200 Mystical Fictions
nytheatre.com review by Jo Ann Rosen
August 22, 2007
Debra L. Siegel has written a complex, emotional drama about what it is to lose a loved one and what it takes to engage in life again. Appropriately enough, 200 Mystical Fictions begins in a group therapy session. The participants reluctantly give up pieces of personal information in the event that therapy might actually work. But, the lead character, Brooke, does not. In three years of meetings, Brooke has shared nothing, vacillating between the emptiness of her real life and the richness of her dreams where she can cling to Jake, the man she still loves but can never marry because he was one of the firefighters killed on 9/11. Everyone in the group has become as impatient with Brooke as they are in coming to terms with their own demons. Enter Kaz, a quiet young man, who is attracted to Brooke and who responds to her in a low-key, unpredictable way.
Siegel seems to understand the journey of loss, mourning, and the return trip back to living a full life. Her script alternates between Brooke's dream sequences, which interrupt at nearly every conversation, and Brooke's mundane and challenging day-to-day life. In Brooke's dreams, Jake appears in elaborate, exotic costumes, hinting at the colorful and enticing life they had planned together, beginning with a trip to Japan where they were to marry. There are dream sequences of Jake giving her a Japanese dictionary, of Brooke speaking Japanese, of a guide who is unable to translate his lecture into Japanese. Brooke cannot let these memories go. Kaz, for his part, is half Japanese. He seems to understand her, and he makes himself available in a soft-spoken, solid way. One of his best features is his answering machine, which allows Brooke to talk as long as she pleases without being cut off. So, she calls Kaz, who is never home and talks to the machine. Brooke's relationship with Kaz develops. But Brooke cannot engage completely until Jake, her dead lover, gives his blessing and says goodbye.

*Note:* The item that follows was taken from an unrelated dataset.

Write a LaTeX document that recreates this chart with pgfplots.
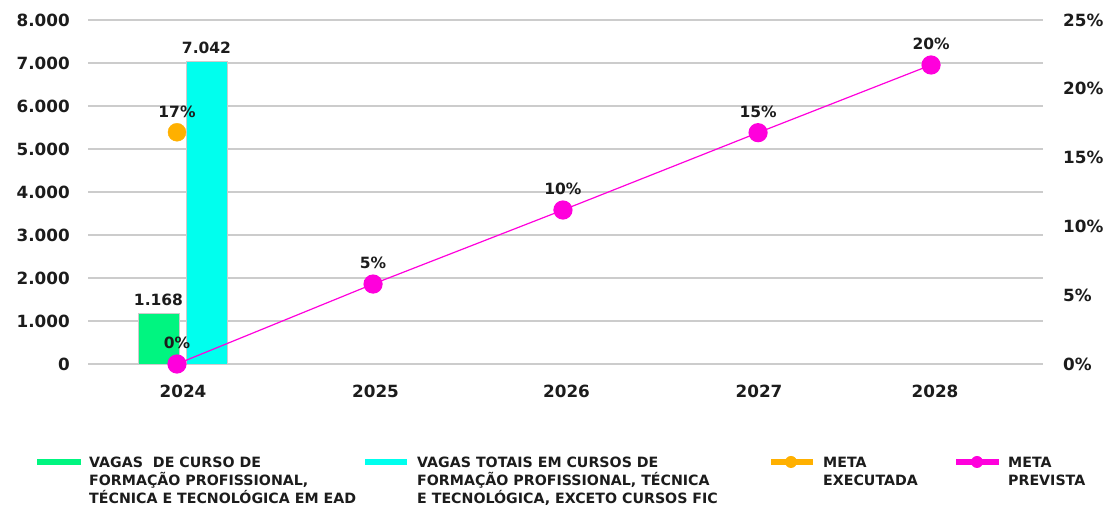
\documentclass[border=0pt]{standalone}
\usepackage{fontspec}
\setmainfont{DejaVu Sans}
\usepackage{pgfplots}
\pgfplotsset{compat=1.18}
\definecolor{cgreen}{HTML}{00F580}
\definecolor{ccyan}{HTML}{00FFEE}
\definecolor{corange}{HTML}{FFB000}
\definecolor{cmag}{HTML}{FF00DC}
\definecolor{txt}{HTML}{1C1C1C}
\definecolor{cgrid}{HTML}{CCCCCC}
\begin{document}
\begin{tikzpicture}[x=1pt,y=1pt]
\useasboundingbox (0,0) rectangle (1104,505);
\begin{axis}[
  at={(88pt,141pt)}, anchor=south west, scale only axis,
  width=955pt, height=344pt,
  xmin=-0.5053, xmax=4.5745, ymin=0, ymax=8000,
  axis line style={draw=none}, major tick length=0pt,
  xtick={0,1.024,2.04,3.064,4},
  xticklabels={2024,2025,2026,2027,2028},
  ytick={0,1000,...,8000},
  ymajorgrids, grid style={line width=1.6pt, color=cgrid},
  /pgf/number format/1000 sep={.},
  /pgf/number format/assume math mode=true,
  tick label style={font=\fontsize{16.8}{20}\selectfont\bfseries, text=txt},
  yticklabel style={xshift=-14.7pt},
  xticklabel style={yshift=-17.7pt},
  nodes near coords,
  every node near coord/.append style={font=\fontsize{15.5}{18}\selectfont\bfseries, text=txt, yshift=4pt},
  clip=false,
]
\addplot[ybar, bar width=0.218, bar shift=0pt, fill=cgreen, draw=black!20, line width=0.6pt] coordinates {(-0.1303,1168)};
\addplot[ybar, bar width=0.218, bar shift=0pt, fill=ccyan, draw=black!20, line width=0.6pt] coordinates {(0.125,7042)};
\end{axis}
\begin{axis}[
  at={(88pt,141pt)}, anchor=south west, scale only axis,
  width=955pt, height=344pt,
  xmin=-0.5053, xmax=4.5745, ymin=0, ymax=25,
  axis x line=none, axis y line*=right,
  axis line style={draw=none}, major tick length=0pt,
  ytick={0,5,...,25},
  /pgf/number format/assume math mode=true,
  yticklabel={\pgfmathprintnumber{\tick}\%},
  tick label style={font=\fontsize{16.8}{20}\selectfont\bfseries, text=txt},
  yticklabel style={xshift=16.7pt, anchor=west},
  nodes near coords, point meta=explicit symbolic,
  every node near coord/.append style={font=\fontsize{15.5}{18}\selectfont\bfseries, text=txt, yshift=11pt, anchor=south},
  clip=false,
]
\addplot[color=cmag, line width=1.2pt, mark=*, mark size=9pt, mark options={fill=cmag, draw=cmag}]
  coordinates {(-0.032,0)[0\%] (1.011,5.81)[5\%] (2.021,11.19)[10\%] (3.059,16.81)[15\%] (3.979,21.73)[20\%]};
\addplot[only marks, mark=*, mark size=9pt, color=corange, mark options={fill=corange, draw=corange}]
  coordinates {(-0.032,16.84)[17\%]};
\end{axis}
% legend
\begin{scope}[font=\fontsize{14.2}{18}\selectfont\bfseries]
\fill[cgreen] (37,40) rectangle (81,46);
\node[anchor=north west, align=left, inner sep=0pt, text=txt] at (89,48) {VAGAS\ \ DE CURSO DE\\FORMAÇÃO PROFISSIONAL,\\TÉCNICA E TECNOLÓGICA EM EAD};
\fill[ccyan] (365,40) rectangle (407,46);
\node[anchor=north west, align=left, inner sep=0pt, text=txt] at (417,48) {VAGAS TOTAIS EM CURSOS DE\\FORMAÇÃO PROFISSIONAL, TÉCNICA\\E TECNOLÓGICA, EXCETO CURSOS FIC};
\fill[corange] (771,40) rectangle (813,46);
\fill[corange] (791,43) circle (6);
\node[anchor=north west, align=left, inner sep=0pt, text=txt] at (823,48) {META\\EXECUTADA};
\fill[cmag] (956,40) rectangle (999,46);
\fill[cmag] (977,43) circle (6);
\node[anchor=north west, align=left, inner sep=0pt, text=txt] at (1008,48) {META\\PREVISTA};
\end{scope}
\end{tikzpicture}
\end{document}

The journey is interestingly circuitous, if not at times somewhat misleading. I concentrated very hard on the Asian aspect, but it amounted to nothing more than colorful dreams. I couldn't figure out why Kaz needed to be half Japanese (but not visibly) other than it made for an easier transition for Brooke. Celeste N. Arias plays Brooke with cool detachment, making the judgments of her group perfectly understandable. Paulo Quiros shows reassuring presence as Kaz. And, Josh Sauerman, while not exactly somnambulate, keeps Jake dream-like.
Laura Pestronk directs with a firm hand, particularly in the group scenes where dialog overlaps and pace accounts for so much. The same should be applied to the ending, which has the audience at the finish line long before the actors.
200 Mystical Fictions is a brave, complex play about an event that is still raw, and has us, as a population, seeking normalcy on both large and small scales. Siegel's play is an honest testament to a difficult journey. I would like to think of Jake's ultimate goodbye less as a release for Brooke than as a hopeful sentiment, one which is symbolic and life affirming. A person should be able to actively engage in life without wiping a lost loved one from the memory bank. That happens only in plays.